**Exercise aim**
Omit pictures and quote the listing below line by line, from its start through the line that holds "const yTicks = [0, 1, 2, 3, 4, 5];".

**Dataset extract**
+---+

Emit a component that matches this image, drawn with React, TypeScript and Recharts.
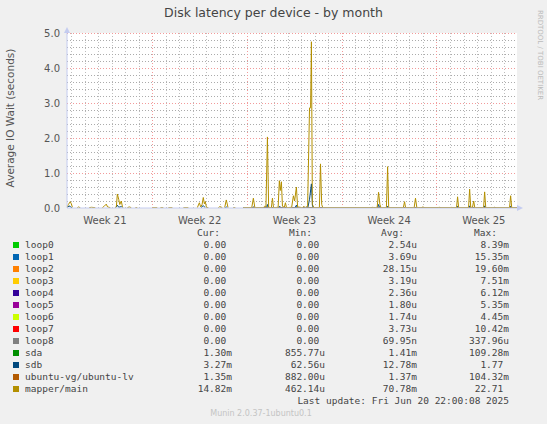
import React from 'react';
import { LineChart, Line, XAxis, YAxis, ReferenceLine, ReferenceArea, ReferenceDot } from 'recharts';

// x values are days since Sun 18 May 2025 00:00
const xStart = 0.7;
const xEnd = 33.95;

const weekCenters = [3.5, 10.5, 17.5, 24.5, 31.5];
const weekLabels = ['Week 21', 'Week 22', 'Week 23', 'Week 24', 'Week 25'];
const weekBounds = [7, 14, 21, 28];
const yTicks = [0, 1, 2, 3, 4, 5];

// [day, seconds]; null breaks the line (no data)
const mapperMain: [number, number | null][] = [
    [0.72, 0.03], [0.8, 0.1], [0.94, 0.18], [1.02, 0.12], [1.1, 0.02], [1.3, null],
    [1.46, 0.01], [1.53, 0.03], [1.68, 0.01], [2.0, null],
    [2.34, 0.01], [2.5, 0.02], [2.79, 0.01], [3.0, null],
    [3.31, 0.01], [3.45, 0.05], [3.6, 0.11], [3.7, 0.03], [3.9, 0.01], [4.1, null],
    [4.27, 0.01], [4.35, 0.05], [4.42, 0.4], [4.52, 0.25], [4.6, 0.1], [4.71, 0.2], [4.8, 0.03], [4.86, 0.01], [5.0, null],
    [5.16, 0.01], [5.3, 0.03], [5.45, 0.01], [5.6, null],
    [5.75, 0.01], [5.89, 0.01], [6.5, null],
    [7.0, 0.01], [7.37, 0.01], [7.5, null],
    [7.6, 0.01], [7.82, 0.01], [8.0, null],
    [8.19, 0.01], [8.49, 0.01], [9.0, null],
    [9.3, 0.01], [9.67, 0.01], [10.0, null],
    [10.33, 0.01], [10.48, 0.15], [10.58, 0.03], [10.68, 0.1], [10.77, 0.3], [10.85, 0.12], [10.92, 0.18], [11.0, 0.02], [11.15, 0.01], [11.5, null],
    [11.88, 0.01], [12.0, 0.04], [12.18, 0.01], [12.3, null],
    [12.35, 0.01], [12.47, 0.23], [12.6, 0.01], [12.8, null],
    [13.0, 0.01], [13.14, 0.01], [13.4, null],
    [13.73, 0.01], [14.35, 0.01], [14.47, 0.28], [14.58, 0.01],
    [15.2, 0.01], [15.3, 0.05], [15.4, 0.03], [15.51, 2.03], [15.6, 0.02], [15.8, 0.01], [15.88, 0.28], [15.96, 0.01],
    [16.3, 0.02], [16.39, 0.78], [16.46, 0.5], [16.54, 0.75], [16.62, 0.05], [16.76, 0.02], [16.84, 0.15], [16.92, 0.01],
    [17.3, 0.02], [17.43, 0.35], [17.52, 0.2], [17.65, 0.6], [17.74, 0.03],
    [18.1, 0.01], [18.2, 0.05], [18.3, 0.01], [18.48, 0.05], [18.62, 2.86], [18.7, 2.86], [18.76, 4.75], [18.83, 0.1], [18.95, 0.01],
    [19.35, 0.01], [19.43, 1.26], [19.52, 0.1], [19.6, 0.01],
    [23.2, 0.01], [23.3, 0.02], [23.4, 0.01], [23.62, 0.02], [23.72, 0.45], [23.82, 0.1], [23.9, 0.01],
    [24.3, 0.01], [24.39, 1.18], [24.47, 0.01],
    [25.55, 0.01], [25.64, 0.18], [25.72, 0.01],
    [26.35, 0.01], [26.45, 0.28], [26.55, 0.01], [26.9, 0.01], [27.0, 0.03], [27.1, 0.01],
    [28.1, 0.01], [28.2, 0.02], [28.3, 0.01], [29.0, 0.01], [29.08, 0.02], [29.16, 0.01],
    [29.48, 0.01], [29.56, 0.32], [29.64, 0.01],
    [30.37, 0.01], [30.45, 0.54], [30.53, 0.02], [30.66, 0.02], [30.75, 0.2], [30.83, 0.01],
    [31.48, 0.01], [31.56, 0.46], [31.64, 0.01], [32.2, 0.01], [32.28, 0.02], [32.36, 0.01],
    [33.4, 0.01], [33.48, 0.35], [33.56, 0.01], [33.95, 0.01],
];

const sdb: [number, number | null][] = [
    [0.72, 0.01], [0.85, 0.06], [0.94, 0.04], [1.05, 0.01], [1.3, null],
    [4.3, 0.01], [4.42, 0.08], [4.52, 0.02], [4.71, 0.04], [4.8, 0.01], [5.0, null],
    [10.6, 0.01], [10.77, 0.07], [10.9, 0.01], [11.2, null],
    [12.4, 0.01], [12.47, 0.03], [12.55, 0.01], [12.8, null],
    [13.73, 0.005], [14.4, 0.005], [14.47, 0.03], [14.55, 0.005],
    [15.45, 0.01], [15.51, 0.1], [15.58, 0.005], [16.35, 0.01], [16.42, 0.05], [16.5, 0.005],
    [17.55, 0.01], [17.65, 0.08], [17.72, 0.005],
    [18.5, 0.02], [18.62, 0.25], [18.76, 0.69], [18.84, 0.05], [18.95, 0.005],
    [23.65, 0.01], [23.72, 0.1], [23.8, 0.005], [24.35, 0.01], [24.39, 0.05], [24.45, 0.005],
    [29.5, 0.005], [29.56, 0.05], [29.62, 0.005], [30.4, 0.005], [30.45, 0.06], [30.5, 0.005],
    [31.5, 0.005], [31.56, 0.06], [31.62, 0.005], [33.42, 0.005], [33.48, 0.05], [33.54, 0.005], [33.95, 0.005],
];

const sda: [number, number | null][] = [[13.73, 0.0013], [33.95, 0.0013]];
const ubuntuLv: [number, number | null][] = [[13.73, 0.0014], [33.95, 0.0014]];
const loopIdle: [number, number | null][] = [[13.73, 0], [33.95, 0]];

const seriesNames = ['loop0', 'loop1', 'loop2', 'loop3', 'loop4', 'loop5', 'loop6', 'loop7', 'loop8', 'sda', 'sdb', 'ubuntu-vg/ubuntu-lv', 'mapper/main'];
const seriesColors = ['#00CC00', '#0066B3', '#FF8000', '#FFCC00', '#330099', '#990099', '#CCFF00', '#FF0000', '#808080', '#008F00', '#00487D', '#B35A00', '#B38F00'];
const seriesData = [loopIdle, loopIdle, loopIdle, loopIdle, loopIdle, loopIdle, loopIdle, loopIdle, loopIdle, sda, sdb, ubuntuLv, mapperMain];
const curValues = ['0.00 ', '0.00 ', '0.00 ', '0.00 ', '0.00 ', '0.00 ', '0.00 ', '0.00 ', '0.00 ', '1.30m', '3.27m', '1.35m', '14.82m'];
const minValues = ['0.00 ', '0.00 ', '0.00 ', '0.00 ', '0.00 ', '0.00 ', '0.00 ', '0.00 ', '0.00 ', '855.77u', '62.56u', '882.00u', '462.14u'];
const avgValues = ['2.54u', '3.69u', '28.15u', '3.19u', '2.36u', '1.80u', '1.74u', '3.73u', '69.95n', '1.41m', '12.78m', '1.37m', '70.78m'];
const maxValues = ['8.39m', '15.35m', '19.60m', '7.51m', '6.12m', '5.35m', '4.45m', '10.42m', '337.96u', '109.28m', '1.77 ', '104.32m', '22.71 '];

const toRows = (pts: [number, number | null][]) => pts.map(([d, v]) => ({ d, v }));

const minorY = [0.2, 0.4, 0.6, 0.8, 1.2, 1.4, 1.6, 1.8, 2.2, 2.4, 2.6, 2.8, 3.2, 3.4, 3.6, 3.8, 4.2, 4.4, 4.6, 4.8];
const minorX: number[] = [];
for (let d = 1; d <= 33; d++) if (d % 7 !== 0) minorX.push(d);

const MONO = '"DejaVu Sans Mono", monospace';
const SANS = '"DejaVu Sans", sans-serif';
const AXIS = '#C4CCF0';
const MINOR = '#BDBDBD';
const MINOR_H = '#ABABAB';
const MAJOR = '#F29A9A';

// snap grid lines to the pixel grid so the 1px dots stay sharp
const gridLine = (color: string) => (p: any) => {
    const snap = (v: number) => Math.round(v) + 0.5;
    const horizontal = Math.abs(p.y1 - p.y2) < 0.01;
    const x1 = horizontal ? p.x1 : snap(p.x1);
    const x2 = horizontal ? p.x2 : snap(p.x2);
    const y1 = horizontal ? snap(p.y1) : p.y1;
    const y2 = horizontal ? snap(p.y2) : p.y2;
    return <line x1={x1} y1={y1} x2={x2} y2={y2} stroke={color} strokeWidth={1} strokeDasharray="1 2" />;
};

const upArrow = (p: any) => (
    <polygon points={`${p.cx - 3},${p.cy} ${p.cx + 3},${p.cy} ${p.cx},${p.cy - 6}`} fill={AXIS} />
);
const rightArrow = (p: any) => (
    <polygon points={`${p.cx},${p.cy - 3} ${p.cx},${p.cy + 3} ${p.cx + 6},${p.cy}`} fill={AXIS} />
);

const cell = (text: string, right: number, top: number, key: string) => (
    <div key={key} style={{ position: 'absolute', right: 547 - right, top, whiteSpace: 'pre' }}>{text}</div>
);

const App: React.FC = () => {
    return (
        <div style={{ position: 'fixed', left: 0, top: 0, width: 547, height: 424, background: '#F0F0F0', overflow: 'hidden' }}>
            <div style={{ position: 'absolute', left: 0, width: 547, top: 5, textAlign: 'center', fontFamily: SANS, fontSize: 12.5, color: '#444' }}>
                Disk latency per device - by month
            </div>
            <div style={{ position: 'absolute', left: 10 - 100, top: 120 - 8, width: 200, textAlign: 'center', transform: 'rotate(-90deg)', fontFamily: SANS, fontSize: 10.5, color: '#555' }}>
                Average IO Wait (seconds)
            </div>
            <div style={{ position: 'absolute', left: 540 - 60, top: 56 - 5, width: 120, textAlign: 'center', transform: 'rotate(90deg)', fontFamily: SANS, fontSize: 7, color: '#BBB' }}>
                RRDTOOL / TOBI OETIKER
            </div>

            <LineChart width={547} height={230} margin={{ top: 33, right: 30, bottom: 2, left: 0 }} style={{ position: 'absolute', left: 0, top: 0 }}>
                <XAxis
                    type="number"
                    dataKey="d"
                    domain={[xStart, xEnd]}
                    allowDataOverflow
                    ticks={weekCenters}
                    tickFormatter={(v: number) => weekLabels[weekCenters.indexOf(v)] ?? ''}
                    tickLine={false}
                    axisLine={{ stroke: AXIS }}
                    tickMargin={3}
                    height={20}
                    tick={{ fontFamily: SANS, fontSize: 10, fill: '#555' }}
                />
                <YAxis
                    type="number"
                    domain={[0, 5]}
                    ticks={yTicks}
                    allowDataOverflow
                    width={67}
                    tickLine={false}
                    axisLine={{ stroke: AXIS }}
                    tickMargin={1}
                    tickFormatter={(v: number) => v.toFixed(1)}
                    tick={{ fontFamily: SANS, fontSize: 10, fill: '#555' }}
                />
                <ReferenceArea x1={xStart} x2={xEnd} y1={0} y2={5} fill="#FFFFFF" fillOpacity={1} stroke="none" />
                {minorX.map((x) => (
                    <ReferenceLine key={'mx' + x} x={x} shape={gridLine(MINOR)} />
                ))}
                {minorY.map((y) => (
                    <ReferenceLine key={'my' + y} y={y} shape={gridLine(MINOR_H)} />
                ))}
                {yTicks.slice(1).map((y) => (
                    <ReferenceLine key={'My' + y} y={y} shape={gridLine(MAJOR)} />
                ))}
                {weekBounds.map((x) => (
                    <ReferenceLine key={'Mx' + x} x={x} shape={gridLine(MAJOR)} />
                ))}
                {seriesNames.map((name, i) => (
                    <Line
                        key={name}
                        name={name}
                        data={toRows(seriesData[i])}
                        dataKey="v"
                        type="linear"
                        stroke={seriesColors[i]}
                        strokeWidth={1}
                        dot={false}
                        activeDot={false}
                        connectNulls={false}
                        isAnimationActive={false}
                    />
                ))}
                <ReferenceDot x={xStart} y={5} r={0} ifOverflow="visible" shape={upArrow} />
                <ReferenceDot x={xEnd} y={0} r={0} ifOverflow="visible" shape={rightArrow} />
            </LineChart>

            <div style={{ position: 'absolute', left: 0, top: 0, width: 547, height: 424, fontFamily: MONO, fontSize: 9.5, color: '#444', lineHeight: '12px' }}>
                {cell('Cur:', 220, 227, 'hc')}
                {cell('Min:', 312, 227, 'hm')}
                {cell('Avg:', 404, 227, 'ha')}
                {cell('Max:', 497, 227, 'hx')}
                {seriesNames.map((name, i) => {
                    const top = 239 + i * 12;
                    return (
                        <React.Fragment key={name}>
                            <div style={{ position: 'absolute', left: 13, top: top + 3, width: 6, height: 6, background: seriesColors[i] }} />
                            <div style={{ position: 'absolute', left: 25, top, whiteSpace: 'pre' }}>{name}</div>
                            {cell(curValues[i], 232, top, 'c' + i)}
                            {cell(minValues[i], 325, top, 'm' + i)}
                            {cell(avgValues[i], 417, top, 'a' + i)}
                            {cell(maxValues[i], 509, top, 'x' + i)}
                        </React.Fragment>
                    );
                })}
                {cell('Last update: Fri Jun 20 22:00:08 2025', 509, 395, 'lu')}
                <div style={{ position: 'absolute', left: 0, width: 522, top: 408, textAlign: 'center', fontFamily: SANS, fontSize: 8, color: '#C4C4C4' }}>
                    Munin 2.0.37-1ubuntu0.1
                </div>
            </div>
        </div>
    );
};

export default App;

+---+

**Solution**
Emit a component that matches this image, drawn with React, TypeScript and Recharts.
import React from 'react';
import { LineChart, Line, XAxis, YAxis, ReferenceLine, ReferenceArea, ReferenceDot } from 'recharts';

// x values are days since Sun 18 May 2025 00:00
const xStart = 0.7;
const xEnd = 33.95;

const weekCenters = [3.5, 10.5, 17.5, 24.5, 31.5];
const weekLabels = ['Week 21', 'Week 22', 'Week 23', 'Week 24', 'Week 25'];
const weekBounds = [7, 14, 21, 28];
const yTicks = [0, 1, 2, 3, 4, 5];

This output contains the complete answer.